[START OF Source excerpt]

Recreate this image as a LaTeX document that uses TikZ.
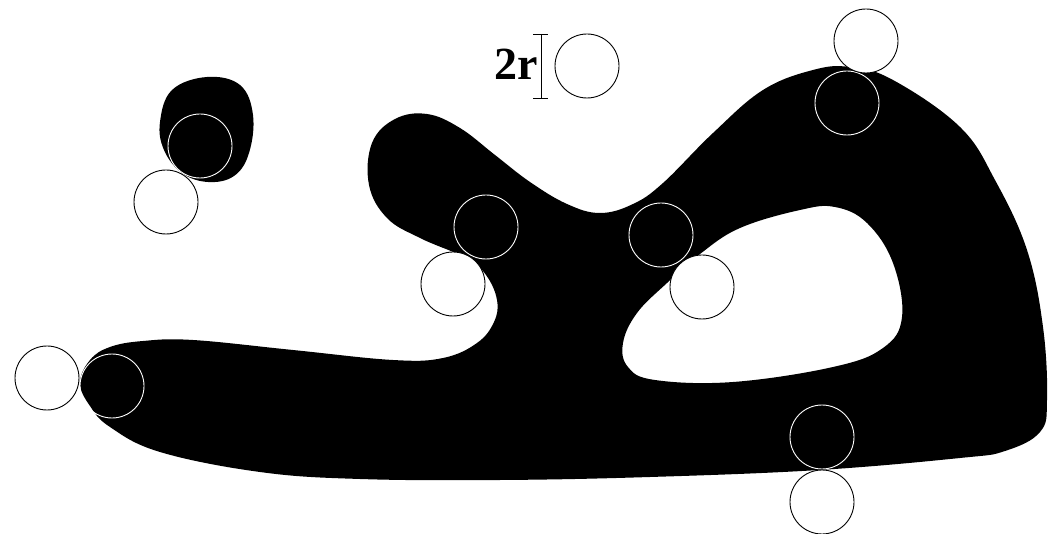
\documentclass[tikz,border=0pt]{standalone}
\usepackage{fontspec}
\setmainfont{Liberation Serif}
\usepackage{tikz}
\usetikzlibrary{calc, positioning}
\tikzset{
  inball/.style={draw=white, line width=0.9pt},
  outball/.style={draw=black, fill=white, line width=0.9pt}
}

\begin{document}
\begin{tikzpicture}[x=1pt, y=-1pt]
  \useasboundingbox (0,0) rectangle (1055,534);
  % the big set with its hole
  \fill[black, even odd rule]
    plot[smooth cycle, tension=0.65] coordinates {
      (80,383) (90,360) (110,347) (143,341) (193,340) (293,350) (393,360)
      (443,358) (477,343) (494,322) (497,300) (486,275) (466,258) (420,238)
      (387,218) (369,185) (372,143) (395,119) (427,114) (460,128) (495,155)
      (530,182) (567,204) (600,213) (633,204) (663,183) (713,133) (763,90)
      (813,70) (850,67) (893,80) (960,127) (995,180) (1027,250) (1043,327)
      (1047,400) (1040,432) (1005,451) (960,458) (819,470) (650,477)
      (500,480) (360,479) (260,472) (160,452) (110,427) (90,406)}
    plot[smooth cycle, tension=0.65] coordinates {
      (623,343) (637,313) (667,283) (700,254) (740,228) (800,210) (835,207)
      (867,223) (893,263) (902,317) (883,348) (833,367) (733,382) (655,380)
      (628,367)};
  % the small set
  \fill[black] plot[smooth cycle, tension=0.65] coordinates {
      (207,77) (240,85) (253,115) (249,153) (234,176) (208,182) (182,173)
      (164,150) (160,122) (172,90)};
  % balls inside
  \draw[inball] (200,146) circle[radius=32pt];
  \draw[inball] (112,386) circle[radius=32pt];
  \draw[inball] (486,227) circle[radius=32pt];
  \draw[inball] (661,235) circle[radius=32pt];
  \draw[inball] (847,103) circle[radius=32pt];
  \draw[inball] (822,437) circle[radius=32pt];
  % balls outside
  \draw[outball] (166,202) circle[radius=32pt];
  \draw[outball] (47,378) circle[radius=32pt];
  \draw[outball] (453,284) circle[radius=32pt];
  \draw[outball] (702,287) circle[radius=32pt];
  \draw[outball] (866,41) circle[radius=32pt];
  \draw[outball] (822,502) circle[radius=32pt];
  % size of a ball
  \draw[outball] (587,66) circle[radius=32pt];
  \coordinate (bartop) at (541,34);
  \coordinate (barbot) at (541,98);
  \draw[line width=0.9pt] (bartop) -- (barbot);
  \draw[line width=0.9pt] ($(bartop)+(-8,0)$) -- ($(bartop)+(7,0)$);
  \draw[line width=0.9pt] ($(barbot)+(-8,0)$) -- ($(barbot)+(7,0)$);
  \node[anchor=base east, inner sep=0pt, font=\fontsize{46}{50}\selectfont\bfseries]
    (diam) at (538,80) {2r};
\end{tikzpicture}
\end{document}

[END OF Source excerpt]

• **Problem details**
Extract the full listing above verbatim; pictures are to be left out of the copy.

• **Solution to this task**
Recreate this image as a LaTeX document that uses TikZ.
\documentclass[tikz,border=0pt]{standalone}
\usepackage{fontspec}
\setmainfont{Liberation Serif}
\usepackage{tikz}
\usetikzlibrary{calc, positioning}
\tikzset{
  inball/.style={draw=white, line width=0.9pt},
  outball/.style={draw=black, fill=white, line width=0.9pt}
}

\begin{document}
\begin{tikzpicture}[x=1pt, y=-1pt]
  \useasboundingbox (0,0) rectangle (1055,534);
  % the big set with its hole
  \fill[black, even odd rule]
    plot[smooth cycle, tension=0.65] coordinates {
      (80,383) (90,360) (110,347) (143,341) (193,340) (293,350) (393,360)
      (443,358) (477,343) (494,322) (497,300) (486,275) (466,258) (420,238)
      (387,218) (369,185) (372,143) (395,119) (427,114) (460,128) (495,155)
      (530,182) (567,204) (600,213) (633,204) (663,183) (713,133) (763,90)
      (813,70) (850,67) (893,80) (960,127) (995,180) (1027,250) (1043,327)
      (1047,400) (1040,432) (1005,451) (960,458) (819,470) (650,477)
      (500,480) (360,479) (260,472) (160,452) (110,427) (90,406)}
    plot[smooth cycle, tension=0.65] coordinates {
      (623,343) (637,313) (667,283) (700,254) (740,228) (800,210) (835,207)
      (867,223) (893,263) (902,317) (883,348) (833,367) (733,382) (655,380)
      (628,367)};
  % the small set
  \fill[black] plot[smooth cycle, tension=0.65] coordinates {
      (207,77) (240,85) (253,115) (249,153) (234,176) (208,182) (182,173)
      (164,150) (160,122) (172,90)};
  % balls inside
  \draw[inball] (200,146) circle[radius=32pt];
  \draw[inball] (112,386) circle[radius=32pt];
  \draw[inball] (486,227) circle[radius=32pt];
  \draw[inball] (661,235) circle[radius=32pt];
  \draw[inball] (847,103) circle[radius=32pt];
  \draw[inball] (822,437) circle[radius=32pt];
  % balls outside
  \draw[outball] (166,202) circle[radius=32pt];
  \draw[outball] (47,378) circle[radius=32pt];
  \draw[outball] (453,284) circle[radius=32pt];
  \draw[outball] (702,287) circle[radius=32pt];
  \draw[outball] (866,41) circle[radius=32pt];
  \draw[outball] (822,502) circle[radius=32pt];
  % size of a ball
  \draw[outball] (587,66) circle[radius=32pt];
  \coordinate (bartop) at (541,34);
  \coordinate (barbot) at (541,98);
  \draw[line width=0.9pt] (bartop) -- (barbot);
  \draw[line width=0.9pt] ($(bartop)+(-8,0)$) -- ($(bartop)+(7,0)$);
  \draw[line width=0.9pt] ($(barbot)+(-8,0)$) -- ($(barbot)+(7,0)$);
  \node[anchor=base east, inner sep=0pt, font=\fontsize{46}{50}\selectfont\bfseries]
    (diam) at (538,80) {2r};
\end{tikzpicture}
\end{document}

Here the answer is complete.